• _Task prompt_
Leave the pictures out and quote every line from the start of the listing to the line with "const SX = 0.84;", inclusive.

• _Recorded information_
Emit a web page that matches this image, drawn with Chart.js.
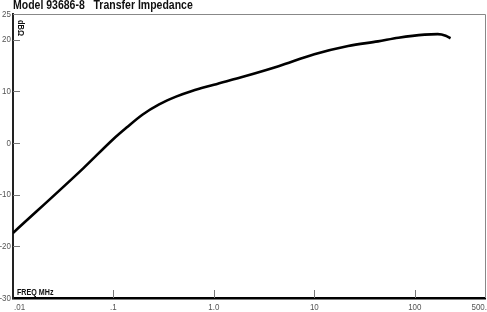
<!DOCTYPE html>
<html>
<head>
<meta charset="utf-8">
<script src="https://cdn.jsdelivr.net/npm/chart.js@4/dist/chart.umd.min.js"></script>
<style>
html,body{margin:0;padding:0;background:#fff;}
#wrap{position:relative;width:487px;height:312px;}
canvas{display:block;}
</style>
</head>
<body>
<div id="wrap"><canvas id="c" width="487" height="312"></canvas></div>
<script>
const titleText = "Model 93686-8   Transfer Impedance";
const yUnitLabel = "dBΩ";
const xUnitLabel = "FREQ MHz";
const freqMHz = [0.01, 0.05, 0.1, 0.135, 0.194, 0.285, 0.42, 0.605, 1, 2.07, 4.4, 10, 21.7, 43, 68.7, 125, 169, 203, 227];
const impedanceDb = [-17.4, -4.9, 0.8, 3.0, 5.5, 7.5, 9.0, 10.1, 11.3, 13.0, 14.9, 17.2, 18.8, 19.7, 20.4, 21.0, 21.1, 20.8, 20.3];
const xTickValues = [0.01, 0.1, 1, 10, 100, 500];
const xTickLabels = [".01", ".1", "1.0", "10", "100", "500."];
const yTickValues = [-30, -20, -10, 0, 10, 20, 25];
const yTickLabels = ["-30", "-20", "-10", "0", "10", "20", "25"];
const innerXTicks = [0.1, 1, 10, 100];
const innerYTicks = [-20, -10, 0, 10, 20];

const FONT = "'Liberation Sans', Arial, sans-serif";
const SX = 0.84;

function txt(ctx, s, x, y, font, align, base, color) {
  ctx.save();
  ctx.font = font;
  ctx.fillStyle = color;
  ctx.textBaseline = base;
  ctx.textAlign = 'left';
  const w = ctx.measureText(s).width * SX;
  let x0 = x;
  if (align === 'center') x0 = x - w / 2;
  else if (align === 'right') x0 = x - w;
  ctx.translate(x0, y);
  ctx.scale(SX, 1);
  ctx.fillText(s, 0, 0);
  ctx.restore();
}

const points = freqMHz.map((f, i) => ({x: f, y: impedanceDb[i]}));

const decor = {
  id: 'decor',
  afterDraw(chart) {
    const ctx = chart.ctx;
    const a = chart.chartArea;
    const xs = chart.scales.x, ys = chart.scales.y;
    ctx.save();
    ctx.strokeStyle = '#888';
    ctx.lineWidth = 1;
    ctx.beginPath();
    ctx.moveTo(a.left, a.top + 0.5);
    ctx.lineTo(a.right + 0.5, a.top + 0.5);
    ctx.lineTo(a.right + 0.5, a.bottom);
    ctx.stroke();
    ctx.strokeStyle = '#777';
    ctx.beginPath();
    innerYTicks.forEach(v => {
      const y = Math.round(ys.getPixelForValue(v)) + 0.5;
      ctx.moveTo(a.left, y); ctx.lineTo(a.left + 7, y);
    });
    innerXTicks.forEach(v => {
      const x = Math.round(xs.getPixelForValue(v)) + 0.5;
      ctx.moveTo(x, a.bottom); ctx.lineTo(x, a.bottom - 8);
    });
    ctx.stroke();
    ctx.restore();

    const tf = "9.5px " + FONT;
    xTickValues.forEach((v, i) => {
      const x = xs.getPixelForValue(v);
      let al = 'center', xx = x;
      if (i === 0) { al = 'left'; xx = x + 1; }
      else if (i === xTickValues.length - 1) { al = 'right'; xx = x + 2; }
      txt(ctx, xTickLabels[i], xx, a.bottom + 9, tf, al, 'middle', '#555');
    });
    yTickValues.forEach((v, i) => {
      const y = ys.getPixelForValue(v);
      txt(ctx, yTickLabels[i], a.left - 2, y, tf, 'right', 'middle', '#555');
    });
    txt(ctx, titleText, a.left, 6, "bold 12.5px " + FONT, 'left', 'middle', '#111');
    txt(ctx, xUnitLabel, a.left + 4, a.bottom - 3, "bold 8.5px " + FONT, 'left', 'alphabetic', '#111');

    ctx.save();
    ctx.translate(a.left + 3, a.top + 6);
    ctx.rotate(Math.PI / 2);
    txt(ctx, yUnitLabel, 0, 0, "bold 9px " + FONT, 'left', 'bottom', '#111');
    ctx.restore();
  }
};

new Chart(document.getElementById('c'), {
  type: 'line',
  data: {
    datasets: [{
      data: points,
      borderColor: '#000',
      borderWidth: 2.6,
      pointRadius: 0,
      fill: false,
      cubicInterpolationMode: 'monotone'
    }]
  },
  options: {
    responsive: false,
    animation: false,
    devicePixelRatio: 1,
    layout: {padding: {top: 14, right: 2, left: 0, bottom: 0}},
    plugins: {legend: {display: false}, tooltip: {enabled: false}, title: {display: false}},
    scales: {
      x: {
        type: 'logarithmic',
        min: 0.01,
        max: 500,
        grid: {display: false, drawTicks: false},
        border: {display: true, color: '#000', width: 2.5},
        ticks: {display: false},
        afterBuildTicks: s => { s.ticks = xTickValues.map(v => ({value: v})); },
        afterFit: s => { s.height = 14; }
      },
      y: {
        type: 'linear',
        min: -30,
        max: 25,
        grid: {display: false, drawTicks: false},
        border: {display: true, color: '#222', width: 2},
        ticks: {display: false},
        afterBuildTicks: s => { s.ticks = yTickValues.map(v => ({value: v})); },
        afterFit: s => { s.width = 13; }
      }
    }
  },
  plugins: [decor]
});
</script>
</body>
</html>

• _Task output_
Emit a web page that matches this image, drawn with Chart.js.
<!DOCTYPE html>
<html>
<head>
<meta charset="utf-8">
<script src="https://cdn.jsdelivr.net/npm/chart.js@4/dist/chart.umd.min.js"></script>
<style>
html,body{margin:0;padding:0;background:#fff;}
#wrap{position:relative;width:487px;height:312px;}
canvas{display:block;}
</style>
</head>
<body>
<div id="wrap"><canvas id="c" width="487" height="312"></canvas></div>
<script>
const titleText = "Model 93686-8   Transfer Impedance";
const yUnitLabel = "dBΩ";
const xUnitLabel = "FREQ MHz";
const freqMHz = [0.01, 0.05, 0.1, 0.135, 0.194, 0.285, 0.42, 0.605, 1, 2.07, 4.4, 10, 21.7, 43, 68.7, 125, 169, 203, 227];
const impedanceDb = [-17.4, -4.9, 0.8, 3.0, 5.5, 7.5, 9.0, 10.1, 11.3, 13.0, 14.9, 17.2, 18.8, 19.7, 20.4, 21.0, 21.1, 20.8, 20.3];
const xTickValues = [0.01, 0.1, 1, 10, 100, 500];
const xTickLabels = [".01", ".1", "1.0", "10", "100", "500."];
const yTickValues = [-30, -20, -10, 0, 10, 20, 25];
const yTickLabels = ["-30", "-20", "-10", "0", "10", "20", "25"];
const innerXTicks = [0.1, 1, 10, 100];
const innerYTicks = [-20, -10, 0, 10, 20];

const FONT = "'Liberation Sans', Arial, sans-serif";
const SX = 0.84;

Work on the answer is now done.